On Monday, Joe Hosteen Kellwood died. He was a Marine Corps vet who served in the Pacific during World War 2. That might sound like enough for him to be remembered, but there is one more thing that made him stand out. He was born Navajo, and therein lies the real story.
In World War Two, code-breaking was as vital a weapon as any carried on the battlefield. Much has been written and filmed about the famous British and Polish efforts to break the Germans’ Enigma code. The Battle of Midway in the Pacific turned on the US knowing where the Japanese fleet would be, and knowing this allowed our heavily outnumbered forces to sink four of the six large aircraft carriers of the Imperial Japanese Navy.
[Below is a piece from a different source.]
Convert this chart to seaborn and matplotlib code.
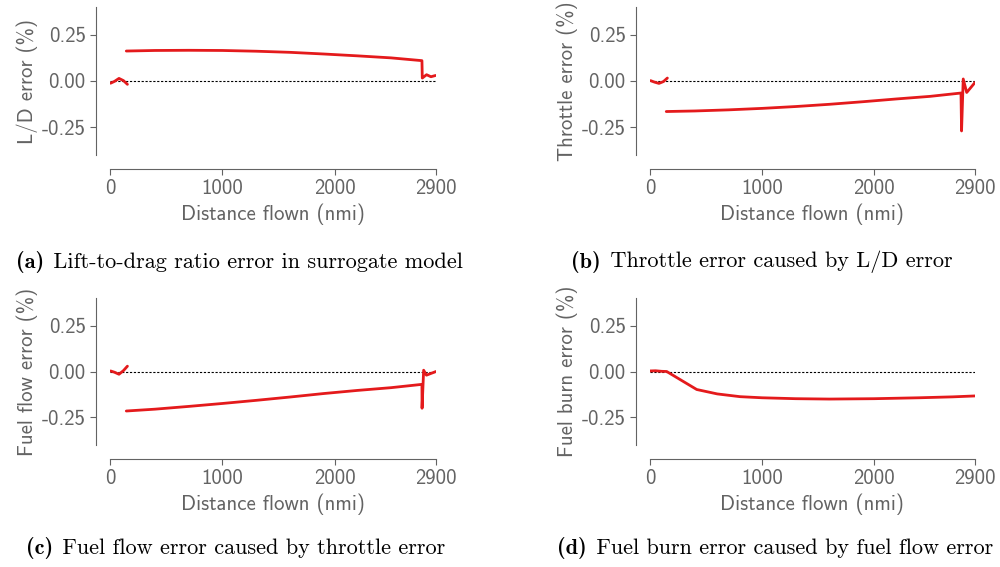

But the Japanese were no slouches at breaking our codes. The Marine Corps were casting about for some coding system that would be very difficult, if not impossible, to break. They stumbled onto an interesting fact – the Navajo language has no written form. It is purely verbal, passed on through oral lessons. The Marines latched onto this, and created a code utilising Navajo words such as “tortoise” for tank, and so forth. This code was used throughout the Pacific on the last two years of the war, and was never broken by the Japanese. Joe Kellwood was one of these men, called “Code Talkers”, who used their knowledge of the Navajo language to relay orders and information across the unsecured radio links, coordinating troop movements, artillery and air strikes, and all the details required to ensure American victory over the Japanese throughout the Pacific. (For a very good retelling of the Code Talker story, watch the movie “Windtalkers” with Nicholas Cage and Adam Beach. The combat scenes are a bit overdone, and some of the facts are played fast and loose, but the movie presents an excellent introduction to the Navajo code system for those who are unfamiliar with it.)
Joe’s older brother died just 3 days before. He, too, served the US as an airman in the US Army Air Forces in Europe. While both of them are heroes whose lives deserve to be remembered and cherished, the unique contribution of Joe Kellwood to the success of our Pacific Theatre campaigns should be known by all. In the great pool of irony that is war, the Code Talkers showed that an ancient traditional language could outdo the most modern weapons in assuring victory.